> [WRITTEN INSTRUCTION]: Below are the records; collect from them each line containing the string "this".
+---+
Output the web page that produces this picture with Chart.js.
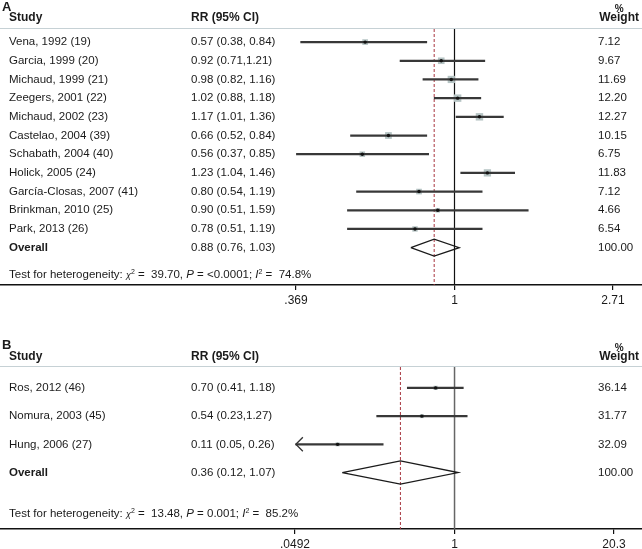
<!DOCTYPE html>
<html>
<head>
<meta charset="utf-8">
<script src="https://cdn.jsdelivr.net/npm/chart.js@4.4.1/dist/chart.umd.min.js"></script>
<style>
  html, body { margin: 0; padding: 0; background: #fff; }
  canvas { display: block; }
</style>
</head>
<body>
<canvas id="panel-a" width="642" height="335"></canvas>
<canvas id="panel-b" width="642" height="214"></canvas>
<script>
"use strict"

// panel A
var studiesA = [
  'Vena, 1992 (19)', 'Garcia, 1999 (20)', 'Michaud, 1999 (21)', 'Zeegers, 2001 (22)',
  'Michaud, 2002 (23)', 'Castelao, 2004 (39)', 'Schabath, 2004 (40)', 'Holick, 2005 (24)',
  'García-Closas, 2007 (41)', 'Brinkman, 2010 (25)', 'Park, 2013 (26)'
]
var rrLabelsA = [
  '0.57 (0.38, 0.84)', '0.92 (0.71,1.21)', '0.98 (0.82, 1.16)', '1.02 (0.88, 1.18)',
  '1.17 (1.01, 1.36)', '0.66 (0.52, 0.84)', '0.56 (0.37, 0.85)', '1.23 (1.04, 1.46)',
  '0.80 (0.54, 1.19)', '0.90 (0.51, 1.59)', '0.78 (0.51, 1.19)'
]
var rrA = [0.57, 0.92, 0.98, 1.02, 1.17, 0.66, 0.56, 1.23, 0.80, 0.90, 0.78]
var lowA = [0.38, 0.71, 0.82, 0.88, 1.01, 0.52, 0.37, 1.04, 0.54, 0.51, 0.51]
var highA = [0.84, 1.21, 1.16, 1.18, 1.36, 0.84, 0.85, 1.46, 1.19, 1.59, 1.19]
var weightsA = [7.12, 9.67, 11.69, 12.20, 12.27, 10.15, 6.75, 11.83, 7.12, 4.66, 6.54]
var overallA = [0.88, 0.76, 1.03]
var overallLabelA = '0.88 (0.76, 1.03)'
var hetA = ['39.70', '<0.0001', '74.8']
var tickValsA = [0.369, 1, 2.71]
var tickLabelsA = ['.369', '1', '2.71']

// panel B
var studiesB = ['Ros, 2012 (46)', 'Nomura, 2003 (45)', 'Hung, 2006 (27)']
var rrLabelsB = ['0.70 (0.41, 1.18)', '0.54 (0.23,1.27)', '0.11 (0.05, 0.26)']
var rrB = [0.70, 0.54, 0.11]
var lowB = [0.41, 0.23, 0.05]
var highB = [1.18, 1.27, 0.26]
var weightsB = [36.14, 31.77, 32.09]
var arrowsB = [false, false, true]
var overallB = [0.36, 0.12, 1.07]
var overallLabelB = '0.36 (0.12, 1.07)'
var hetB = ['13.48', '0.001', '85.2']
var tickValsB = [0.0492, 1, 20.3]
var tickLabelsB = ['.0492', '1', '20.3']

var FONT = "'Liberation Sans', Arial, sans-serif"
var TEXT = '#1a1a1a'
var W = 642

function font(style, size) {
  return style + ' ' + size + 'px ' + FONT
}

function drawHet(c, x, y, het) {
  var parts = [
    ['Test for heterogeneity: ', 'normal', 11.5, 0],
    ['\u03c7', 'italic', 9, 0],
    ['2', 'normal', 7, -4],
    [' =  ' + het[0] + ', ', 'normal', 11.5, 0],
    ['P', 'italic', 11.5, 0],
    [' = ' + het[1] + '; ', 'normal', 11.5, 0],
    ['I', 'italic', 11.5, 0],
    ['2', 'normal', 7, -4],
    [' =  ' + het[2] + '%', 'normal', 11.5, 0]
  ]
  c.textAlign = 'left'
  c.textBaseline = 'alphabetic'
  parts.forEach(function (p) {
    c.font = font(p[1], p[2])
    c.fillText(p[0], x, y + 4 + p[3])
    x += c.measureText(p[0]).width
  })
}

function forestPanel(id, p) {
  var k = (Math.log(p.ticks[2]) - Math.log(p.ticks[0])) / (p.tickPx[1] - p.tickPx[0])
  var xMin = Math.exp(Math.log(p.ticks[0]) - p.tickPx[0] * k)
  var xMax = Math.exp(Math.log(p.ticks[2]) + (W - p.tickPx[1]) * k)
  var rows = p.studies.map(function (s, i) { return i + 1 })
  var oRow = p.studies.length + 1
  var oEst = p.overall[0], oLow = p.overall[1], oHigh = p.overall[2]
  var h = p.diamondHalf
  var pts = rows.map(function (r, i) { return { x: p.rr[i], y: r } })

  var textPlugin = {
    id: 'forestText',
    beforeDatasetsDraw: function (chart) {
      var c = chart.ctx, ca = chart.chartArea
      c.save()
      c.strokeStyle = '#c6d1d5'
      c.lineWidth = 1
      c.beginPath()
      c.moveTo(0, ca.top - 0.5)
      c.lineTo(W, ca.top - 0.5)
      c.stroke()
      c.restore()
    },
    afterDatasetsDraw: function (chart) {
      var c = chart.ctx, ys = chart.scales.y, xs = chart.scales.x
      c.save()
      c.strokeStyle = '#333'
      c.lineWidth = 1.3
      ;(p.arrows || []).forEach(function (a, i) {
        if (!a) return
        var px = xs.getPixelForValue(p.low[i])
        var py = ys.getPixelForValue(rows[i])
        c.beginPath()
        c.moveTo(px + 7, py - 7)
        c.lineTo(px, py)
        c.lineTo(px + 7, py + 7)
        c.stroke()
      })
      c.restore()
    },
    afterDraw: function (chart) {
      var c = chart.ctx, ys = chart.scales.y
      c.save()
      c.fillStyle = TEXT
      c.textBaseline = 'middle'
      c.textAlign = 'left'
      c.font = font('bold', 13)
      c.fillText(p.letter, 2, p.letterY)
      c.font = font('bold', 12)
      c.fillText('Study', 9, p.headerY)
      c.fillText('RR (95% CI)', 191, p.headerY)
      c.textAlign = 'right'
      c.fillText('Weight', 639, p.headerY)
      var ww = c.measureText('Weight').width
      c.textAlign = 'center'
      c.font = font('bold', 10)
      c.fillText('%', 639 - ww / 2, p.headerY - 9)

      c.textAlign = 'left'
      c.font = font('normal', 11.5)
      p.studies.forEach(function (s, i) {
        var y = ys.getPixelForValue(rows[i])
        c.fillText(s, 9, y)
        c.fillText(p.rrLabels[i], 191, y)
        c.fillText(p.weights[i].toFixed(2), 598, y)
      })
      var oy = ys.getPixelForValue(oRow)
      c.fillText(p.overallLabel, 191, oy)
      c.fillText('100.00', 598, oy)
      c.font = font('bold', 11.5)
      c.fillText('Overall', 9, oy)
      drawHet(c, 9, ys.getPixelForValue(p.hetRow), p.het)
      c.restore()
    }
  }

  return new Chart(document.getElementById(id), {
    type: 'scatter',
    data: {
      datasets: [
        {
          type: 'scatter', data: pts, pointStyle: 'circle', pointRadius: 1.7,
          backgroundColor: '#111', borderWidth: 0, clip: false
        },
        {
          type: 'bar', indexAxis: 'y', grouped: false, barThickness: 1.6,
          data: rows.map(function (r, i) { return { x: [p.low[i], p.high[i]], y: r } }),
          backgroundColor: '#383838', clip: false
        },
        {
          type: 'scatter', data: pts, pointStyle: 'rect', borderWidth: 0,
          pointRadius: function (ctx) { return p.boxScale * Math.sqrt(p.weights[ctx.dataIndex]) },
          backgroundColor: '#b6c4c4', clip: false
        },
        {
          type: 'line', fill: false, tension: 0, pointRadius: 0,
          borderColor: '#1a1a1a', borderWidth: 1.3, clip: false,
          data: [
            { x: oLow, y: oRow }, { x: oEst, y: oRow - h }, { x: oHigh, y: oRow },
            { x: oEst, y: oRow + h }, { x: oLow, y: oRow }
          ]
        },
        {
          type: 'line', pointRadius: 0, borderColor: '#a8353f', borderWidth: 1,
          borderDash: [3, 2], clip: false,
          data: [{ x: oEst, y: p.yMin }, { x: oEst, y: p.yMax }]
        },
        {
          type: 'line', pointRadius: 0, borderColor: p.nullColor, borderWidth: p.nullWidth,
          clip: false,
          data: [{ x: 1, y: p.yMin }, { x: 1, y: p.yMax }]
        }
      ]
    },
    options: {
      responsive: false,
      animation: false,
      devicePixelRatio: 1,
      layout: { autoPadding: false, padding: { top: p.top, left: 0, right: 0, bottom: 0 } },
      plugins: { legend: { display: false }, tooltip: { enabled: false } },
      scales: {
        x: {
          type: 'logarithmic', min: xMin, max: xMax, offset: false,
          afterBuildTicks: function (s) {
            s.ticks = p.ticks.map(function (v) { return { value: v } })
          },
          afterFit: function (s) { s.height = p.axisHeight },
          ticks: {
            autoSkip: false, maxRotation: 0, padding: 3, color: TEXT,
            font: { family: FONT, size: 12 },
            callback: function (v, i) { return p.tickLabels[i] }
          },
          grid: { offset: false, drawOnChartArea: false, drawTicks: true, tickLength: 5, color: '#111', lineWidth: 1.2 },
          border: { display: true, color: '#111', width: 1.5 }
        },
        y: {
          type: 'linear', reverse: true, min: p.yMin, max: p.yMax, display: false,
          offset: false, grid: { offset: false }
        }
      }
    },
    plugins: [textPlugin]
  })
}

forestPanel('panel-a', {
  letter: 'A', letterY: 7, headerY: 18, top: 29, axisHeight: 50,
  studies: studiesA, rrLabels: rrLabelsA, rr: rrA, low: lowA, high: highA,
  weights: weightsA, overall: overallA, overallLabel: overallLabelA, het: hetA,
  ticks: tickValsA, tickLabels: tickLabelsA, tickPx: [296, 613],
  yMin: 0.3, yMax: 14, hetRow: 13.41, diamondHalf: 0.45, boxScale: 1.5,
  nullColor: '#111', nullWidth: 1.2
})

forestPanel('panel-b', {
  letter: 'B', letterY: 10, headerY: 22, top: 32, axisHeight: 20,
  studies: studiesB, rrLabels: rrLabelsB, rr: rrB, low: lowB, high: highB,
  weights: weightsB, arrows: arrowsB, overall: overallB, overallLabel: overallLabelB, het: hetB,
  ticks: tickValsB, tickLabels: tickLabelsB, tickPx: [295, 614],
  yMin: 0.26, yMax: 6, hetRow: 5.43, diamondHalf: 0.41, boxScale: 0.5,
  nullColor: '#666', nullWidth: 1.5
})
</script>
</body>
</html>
+---+
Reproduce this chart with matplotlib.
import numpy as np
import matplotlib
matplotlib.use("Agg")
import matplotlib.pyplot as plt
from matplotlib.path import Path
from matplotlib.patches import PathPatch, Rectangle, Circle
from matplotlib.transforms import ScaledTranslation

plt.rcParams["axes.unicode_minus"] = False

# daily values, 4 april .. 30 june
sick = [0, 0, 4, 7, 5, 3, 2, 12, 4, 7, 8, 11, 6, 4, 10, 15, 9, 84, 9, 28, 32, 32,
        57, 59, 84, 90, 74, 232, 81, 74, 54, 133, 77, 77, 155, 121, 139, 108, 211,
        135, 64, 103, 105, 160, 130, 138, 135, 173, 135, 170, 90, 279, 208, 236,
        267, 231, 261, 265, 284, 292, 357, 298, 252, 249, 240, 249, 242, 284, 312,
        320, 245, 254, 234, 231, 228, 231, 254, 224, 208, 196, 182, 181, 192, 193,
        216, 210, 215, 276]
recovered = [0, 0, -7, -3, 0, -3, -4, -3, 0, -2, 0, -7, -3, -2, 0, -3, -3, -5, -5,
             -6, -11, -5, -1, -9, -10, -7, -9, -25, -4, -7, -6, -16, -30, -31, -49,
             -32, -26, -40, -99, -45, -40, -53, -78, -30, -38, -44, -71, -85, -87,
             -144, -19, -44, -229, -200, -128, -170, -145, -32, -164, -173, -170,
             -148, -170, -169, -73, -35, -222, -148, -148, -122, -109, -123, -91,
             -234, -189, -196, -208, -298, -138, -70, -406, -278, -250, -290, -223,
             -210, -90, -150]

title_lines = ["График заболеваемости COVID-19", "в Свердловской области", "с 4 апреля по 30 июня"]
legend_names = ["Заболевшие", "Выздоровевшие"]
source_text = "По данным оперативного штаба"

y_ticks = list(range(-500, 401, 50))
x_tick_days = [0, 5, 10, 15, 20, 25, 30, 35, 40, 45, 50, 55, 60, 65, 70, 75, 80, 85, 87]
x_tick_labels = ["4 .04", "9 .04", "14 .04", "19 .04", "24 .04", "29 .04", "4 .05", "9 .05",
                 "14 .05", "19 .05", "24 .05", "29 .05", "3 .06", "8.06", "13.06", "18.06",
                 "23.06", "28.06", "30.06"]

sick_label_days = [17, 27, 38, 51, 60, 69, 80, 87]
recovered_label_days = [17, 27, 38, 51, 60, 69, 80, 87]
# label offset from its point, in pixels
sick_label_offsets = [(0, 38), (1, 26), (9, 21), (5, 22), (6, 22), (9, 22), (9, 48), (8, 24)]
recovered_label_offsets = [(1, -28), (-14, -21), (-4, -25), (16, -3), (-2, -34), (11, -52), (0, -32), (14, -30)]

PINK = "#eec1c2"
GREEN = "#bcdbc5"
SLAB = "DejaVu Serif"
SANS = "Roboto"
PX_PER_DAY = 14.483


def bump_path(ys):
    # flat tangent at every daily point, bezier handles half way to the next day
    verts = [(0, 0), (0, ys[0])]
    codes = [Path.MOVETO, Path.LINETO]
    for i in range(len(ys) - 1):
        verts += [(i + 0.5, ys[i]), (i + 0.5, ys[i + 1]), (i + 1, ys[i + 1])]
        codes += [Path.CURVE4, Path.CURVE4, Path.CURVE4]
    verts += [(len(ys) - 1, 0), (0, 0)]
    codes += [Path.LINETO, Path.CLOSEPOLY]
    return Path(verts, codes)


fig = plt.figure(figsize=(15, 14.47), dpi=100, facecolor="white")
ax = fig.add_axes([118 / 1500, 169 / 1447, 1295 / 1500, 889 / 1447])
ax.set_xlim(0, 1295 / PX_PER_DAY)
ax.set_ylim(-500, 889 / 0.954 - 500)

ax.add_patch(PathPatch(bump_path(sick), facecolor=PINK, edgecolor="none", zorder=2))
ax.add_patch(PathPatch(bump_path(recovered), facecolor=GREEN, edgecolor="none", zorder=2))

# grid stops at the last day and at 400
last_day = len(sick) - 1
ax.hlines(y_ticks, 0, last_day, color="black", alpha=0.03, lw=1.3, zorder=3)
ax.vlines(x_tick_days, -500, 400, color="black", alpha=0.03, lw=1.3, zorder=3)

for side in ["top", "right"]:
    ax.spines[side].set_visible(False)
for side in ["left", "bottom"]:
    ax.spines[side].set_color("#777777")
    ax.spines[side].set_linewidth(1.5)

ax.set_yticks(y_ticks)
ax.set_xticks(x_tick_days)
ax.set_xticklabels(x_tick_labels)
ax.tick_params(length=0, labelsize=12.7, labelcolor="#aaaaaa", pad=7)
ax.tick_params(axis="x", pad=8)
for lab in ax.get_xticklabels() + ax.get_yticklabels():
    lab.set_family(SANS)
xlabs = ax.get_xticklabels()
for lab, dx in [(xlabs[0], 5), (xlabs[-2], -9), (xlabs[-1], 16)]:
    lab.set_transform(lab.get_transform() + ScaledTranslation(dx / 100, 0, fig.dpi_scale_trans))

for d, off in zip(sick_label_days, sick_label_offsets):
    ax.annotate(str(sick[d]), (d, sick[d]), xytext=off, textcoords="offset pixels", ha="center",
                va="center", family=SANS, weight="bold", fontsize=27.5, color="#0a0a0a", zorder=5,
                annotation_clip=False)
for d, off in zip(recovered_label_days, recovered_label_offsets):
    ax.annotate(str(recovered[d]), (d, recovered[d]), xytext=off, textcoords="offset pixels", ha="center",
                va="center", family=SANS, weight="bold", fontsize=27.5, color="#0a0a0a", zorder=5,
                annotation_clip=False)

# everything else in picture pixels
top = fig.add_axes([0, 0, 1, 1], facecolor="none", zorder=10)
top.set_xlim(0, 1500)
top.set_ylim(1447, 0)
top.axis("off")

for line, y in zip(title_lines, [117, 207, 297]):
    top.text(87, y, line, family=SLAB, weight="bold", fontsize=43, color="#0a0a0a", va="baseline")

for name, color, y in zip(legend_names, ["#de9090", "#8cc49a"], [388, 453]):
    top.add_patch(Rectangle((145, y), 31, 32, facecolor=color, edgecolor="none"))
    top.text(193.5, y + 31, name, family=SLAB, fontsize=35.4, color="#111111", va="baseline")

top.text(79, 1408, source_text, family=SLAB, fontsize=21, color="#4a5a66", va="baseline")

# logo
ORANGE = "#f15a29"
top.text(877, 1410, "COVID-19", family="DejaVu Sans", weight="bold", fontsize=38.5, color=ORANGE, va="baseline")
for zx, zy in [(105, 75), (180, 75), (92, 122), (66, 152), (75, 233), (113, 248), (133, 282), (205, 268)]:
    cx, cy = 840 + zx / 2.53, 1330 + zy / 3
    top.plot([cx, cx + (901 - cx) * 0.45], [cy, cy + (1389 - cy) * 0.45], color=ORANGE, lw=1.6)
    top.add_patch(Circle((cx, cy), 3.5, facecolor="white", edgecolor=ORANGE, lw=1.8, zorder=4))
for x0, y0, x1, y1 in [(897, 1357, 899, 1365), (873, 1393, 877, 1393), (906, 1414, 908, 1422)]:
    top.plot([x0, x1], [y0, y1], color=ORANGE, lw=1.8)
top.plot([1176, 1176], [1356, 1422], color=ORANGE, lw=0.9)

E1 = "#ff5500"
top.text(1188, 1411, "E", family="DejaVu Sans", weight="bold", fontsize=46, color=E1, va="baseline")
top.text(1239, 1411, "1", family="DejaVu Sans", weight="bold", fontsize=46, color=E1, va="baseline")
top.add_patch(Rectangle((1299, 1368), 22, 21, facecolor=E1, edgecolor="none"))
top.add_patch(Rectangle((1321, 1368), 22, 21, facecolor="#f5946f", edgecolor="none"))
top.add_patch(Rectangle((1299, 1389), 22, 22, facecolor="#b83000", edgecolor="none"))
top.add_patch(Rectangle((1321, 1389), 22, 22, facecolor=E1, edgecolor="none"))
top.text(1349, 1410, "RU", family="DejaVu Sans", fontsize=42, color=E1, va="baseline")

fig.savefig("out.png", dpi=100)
+---+
> [EXERCISE ANSWER]:
Output the web page that produces this picture with Chart.js.
Reproduce this chart with matplotlib.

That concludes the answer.